What the exercise asks
Among the entries below, copy only the span from the line containing "Give me the" through the line containing "const categories = ['16.5', '22.5', '28.5', '34.5', '40.5'];". Do so exactly, and skip the pictures.

Supplied records
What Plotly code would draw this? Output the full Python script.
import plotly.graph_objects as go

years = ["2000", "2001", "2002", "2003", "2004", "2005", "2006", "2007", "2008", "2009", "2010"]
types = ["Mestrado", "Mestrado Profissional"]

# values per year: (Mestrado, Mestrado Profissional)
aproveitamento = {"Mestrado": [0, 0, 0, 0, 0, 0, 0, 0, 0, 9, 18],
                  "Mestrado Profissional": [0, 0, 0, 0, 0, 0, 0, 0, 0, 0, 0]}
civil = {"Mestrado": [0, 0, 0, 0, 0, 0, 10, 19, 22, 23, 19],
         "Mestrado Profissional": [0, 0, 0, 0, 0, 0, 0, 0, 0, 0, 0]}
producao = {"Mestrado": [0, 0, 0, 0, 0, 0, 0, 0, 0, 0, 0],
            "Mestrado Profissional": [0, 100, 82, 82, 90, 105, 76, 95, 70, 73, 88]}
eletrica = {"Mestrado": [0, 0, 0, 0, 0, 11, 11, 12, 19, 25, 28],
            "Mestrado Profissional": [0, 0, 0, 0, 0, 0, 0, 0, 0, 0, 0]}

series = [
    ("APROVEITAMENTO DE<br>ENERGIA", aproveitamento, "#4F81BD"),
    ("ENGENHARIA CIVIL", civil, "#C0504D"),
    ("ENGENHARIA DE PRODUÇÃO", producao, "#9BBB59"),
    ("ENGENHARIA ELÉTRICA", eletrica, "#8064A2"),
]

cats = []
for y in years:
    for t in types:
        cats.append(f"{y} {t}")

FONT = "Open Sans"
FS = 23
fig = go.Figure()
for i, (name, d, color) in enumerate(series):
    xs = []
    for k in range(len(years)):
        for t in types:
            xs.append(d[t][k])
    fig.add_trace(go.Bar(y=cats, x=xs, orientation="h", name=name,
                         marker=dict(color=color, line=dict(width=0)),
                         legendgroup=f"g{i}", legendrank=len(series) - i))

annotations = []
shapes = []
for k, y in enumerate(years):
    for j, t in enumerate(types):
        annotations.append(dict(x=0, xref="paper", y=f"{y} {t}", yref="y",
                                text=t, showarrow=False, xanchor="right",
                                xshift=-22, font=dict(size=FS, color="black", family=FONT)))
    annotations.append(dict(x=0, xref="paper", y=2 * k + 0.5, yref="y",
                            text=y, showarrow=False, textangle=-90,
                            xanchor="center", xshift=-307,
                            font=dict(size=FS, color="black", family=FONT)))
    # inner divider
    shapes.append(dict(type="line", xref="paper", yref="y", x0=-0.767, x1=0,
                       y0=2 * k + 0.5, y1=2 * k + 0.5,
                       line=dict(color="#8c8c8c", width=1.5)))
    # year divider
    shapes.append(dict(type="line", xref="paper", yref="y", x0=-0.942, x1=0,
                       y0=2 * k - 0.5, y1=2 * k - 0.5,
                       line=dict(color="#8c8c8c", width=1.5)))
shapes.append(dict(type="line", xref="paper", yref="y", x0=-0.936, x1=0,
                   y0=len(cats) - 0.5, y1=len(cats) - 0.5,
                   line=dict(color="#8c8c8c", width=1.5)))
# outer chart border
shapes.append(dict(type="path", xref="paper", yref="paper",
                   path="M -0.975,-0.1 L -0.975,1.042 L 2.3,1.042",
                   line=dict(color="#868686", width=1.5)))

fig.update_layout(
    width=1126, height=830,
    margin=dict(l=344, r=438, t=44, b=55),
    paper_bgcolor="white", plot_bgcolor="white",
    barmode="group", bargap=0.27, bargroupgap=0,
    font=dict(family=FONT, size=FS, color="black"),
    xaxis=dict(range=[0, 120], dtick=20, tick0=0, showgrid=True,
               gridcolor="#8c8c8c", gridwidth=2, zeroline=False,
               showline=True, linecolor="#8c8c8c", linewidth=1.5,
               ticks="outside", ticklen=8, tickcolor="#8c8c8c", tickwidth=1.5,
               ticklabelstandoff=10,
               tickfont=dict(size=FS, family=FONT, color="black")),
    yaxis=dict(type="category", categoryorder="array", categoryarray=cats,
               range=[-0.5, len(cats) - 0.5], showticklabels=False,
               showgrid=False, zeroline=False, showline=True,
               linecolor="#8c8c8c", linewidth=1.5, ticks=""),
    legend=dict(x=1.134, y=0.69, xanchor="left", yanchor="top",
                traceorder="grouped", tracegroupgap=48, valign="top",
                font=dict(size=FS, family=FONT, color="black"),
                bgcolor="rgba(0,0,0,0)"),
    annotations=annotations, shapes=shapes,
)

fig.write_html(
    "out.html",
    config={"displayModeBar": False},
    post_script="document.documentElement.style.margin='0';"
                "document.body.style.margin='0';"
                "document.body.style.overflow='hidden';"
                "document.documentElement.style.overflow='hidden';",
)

...

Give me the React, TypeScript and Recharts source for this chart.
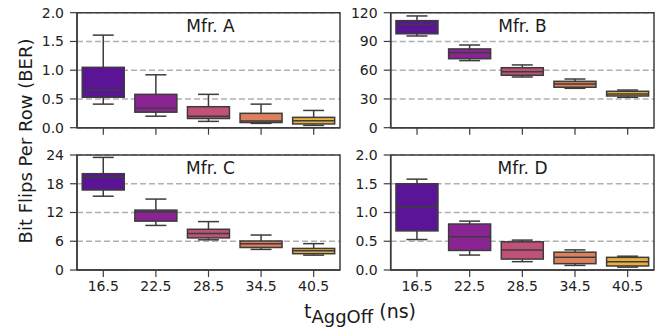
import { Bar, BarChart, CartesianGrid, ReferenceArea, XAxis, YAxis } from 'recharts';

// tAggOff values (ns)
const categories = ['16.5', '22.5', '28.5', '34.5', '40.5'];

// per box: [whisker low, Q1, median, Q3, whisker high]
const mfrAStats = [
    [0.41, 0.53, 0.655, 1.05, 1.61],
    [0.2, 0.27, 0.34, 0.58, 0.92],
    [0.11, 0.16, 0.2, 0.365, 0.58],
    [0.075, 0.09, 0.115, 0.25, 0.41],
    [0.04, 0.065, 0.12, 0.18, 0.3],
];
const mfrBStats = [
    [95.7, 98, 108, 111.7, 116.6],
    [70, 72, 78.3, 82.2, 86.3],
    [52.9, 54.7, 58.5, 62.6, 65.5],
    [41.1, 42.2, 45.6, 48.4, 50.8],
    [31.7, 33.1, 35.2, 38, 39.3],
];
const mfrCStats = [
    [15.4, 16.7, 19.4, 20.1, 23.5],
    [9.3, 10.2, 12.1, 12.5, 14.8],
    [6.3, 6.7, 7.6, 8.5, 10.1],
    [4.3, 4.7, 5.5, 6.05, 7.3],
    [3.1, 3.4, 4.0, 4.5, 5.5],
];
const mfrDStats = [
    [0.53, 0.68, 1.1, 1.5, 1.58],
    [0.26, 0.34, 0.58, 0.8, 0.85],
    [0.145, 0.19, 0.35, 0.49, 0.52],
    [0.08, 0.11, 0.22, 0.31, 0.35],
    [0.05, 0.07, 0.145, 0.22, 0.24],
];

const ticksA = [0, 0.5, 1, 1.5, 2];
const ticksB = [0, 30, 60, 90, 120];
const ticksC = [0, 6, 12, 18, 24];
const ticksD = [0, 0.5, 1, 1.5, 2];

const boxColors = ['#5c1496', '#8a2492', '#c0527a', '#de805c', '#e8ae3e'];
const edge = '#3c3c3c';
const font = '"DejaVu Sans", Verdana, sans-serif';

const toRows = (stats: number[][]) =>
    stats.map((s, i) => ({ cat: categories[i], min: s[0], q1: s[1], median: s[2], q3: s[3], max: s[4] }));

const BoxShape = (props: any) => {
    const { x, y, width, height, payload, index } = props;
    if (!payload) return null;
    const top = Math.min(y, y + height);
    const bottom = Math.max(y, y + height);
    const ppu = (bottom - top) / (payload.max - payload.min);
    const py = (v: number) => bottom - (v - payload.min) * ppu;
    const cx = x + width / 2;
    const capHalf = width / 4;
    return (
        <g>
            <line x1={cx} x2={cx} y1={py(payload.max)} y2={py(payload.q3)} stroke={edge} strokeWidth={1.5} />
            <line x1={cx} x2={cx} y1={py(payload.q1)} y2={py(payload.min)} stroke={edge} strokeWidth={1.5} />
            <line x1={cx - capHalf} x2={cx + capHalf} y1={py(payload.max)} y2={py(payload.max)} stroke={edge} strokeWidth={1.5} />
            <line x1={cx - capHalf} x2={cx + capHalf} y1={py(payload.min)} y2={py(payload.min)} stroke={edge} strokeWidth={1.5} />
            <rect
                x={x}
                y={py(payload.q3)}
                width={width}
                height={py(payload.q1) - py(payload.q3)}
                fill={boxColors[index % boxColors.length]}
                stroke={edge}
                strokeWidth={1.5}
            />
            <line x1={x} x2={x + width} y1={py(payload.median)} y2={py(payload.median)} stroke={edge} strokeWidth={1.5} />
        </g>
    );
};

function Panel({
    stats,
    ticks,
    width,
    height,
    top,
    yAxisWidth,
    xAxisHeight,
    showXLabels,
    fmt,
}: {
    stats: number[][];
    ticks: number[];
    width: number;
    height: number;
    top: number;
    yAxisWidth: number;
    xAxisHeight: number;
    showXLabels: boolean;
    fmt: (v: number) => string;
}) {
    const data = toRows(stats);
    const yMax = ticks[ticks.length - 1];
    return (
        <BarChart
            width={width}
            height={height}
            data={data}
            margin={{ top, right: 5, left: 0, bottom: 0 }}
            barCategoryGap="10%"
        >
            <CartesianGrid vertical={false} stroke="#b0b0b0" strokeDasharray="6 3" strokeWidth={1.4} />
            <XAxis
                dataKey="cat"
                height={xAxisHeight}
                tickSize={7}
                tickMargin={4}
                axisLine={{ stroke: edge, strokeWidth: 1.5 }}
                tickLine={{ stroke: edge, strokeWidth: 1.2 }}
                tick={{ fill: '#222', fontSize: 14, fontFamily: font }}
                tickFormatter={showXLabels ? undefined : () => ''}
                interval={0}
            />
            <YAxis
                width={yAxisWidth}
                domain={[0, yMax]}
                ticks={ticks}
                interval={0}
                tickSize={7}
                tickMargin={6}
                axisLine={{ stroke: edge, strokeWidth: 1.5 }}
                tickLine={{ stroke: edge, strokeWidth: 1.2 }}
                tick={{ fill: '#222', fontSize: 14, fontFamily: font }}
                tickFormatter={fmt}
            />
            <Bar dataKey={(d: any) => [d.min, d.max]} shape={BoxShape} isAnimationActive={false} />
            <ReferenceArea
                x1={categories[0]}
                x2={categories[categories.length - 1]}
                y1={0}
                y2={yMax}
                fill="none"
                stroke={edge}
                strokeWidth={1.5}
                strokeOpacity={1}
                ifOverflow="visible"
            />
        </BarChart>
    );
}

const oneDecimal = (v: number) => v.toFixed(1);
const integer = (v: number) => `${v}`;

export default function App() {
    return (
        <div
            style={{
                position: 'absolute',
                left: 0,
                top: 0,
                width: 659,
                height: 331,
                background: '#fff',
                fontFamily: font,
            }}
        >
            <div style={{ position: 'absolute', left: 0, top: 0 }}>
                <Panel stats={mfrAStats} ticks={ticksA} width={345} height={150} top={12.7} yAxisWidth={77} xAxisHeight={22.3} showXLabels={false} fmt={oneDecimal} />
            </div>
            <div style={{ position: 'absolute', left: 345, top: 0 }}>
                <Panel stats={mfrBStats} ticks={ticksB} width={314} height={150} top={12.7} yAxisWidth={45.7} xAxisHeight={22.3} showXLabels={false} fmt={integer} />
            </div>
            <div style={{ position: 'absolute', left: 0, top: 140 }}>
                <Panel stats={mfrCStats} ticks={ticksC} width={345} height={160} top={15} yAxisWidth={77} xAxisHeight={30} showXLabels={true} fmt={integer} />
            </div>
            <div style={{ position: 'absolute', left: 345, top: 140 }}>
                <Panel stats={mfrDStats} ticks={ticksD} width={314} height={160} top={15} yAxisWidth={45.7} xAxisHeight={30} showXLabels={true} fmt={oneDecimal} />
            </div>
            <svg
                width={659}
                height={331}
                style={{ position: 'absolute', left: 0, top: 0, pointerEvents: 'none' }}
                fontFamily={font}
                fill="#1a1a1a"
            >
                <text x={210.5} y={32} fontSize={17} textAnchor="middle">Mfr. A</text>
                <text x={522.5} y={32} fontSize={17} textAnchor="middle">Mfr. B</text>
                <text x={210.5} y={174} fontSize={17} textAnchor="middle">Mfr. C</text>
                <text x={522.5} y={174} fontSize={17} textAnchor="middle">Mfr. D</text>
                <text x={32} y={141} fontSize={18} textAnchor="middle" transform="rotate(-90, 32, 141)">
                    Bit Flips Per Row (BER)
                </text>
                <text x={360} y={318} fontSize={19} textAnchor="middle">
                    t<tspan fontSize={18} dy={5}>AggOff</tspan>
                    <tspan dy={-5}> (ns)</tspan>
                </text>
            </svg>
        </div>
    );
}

Right answer
Give me the React, TypeScript and Recharts source for this chart.
import { Bar, BarChart, CartesianGrid, ReferenceArea, XAxis, YAxis } from 'recharts';

// tAggOff values (ns)
const categories = ['16.5', '22.5', '28.5', '34.5', '40.5'];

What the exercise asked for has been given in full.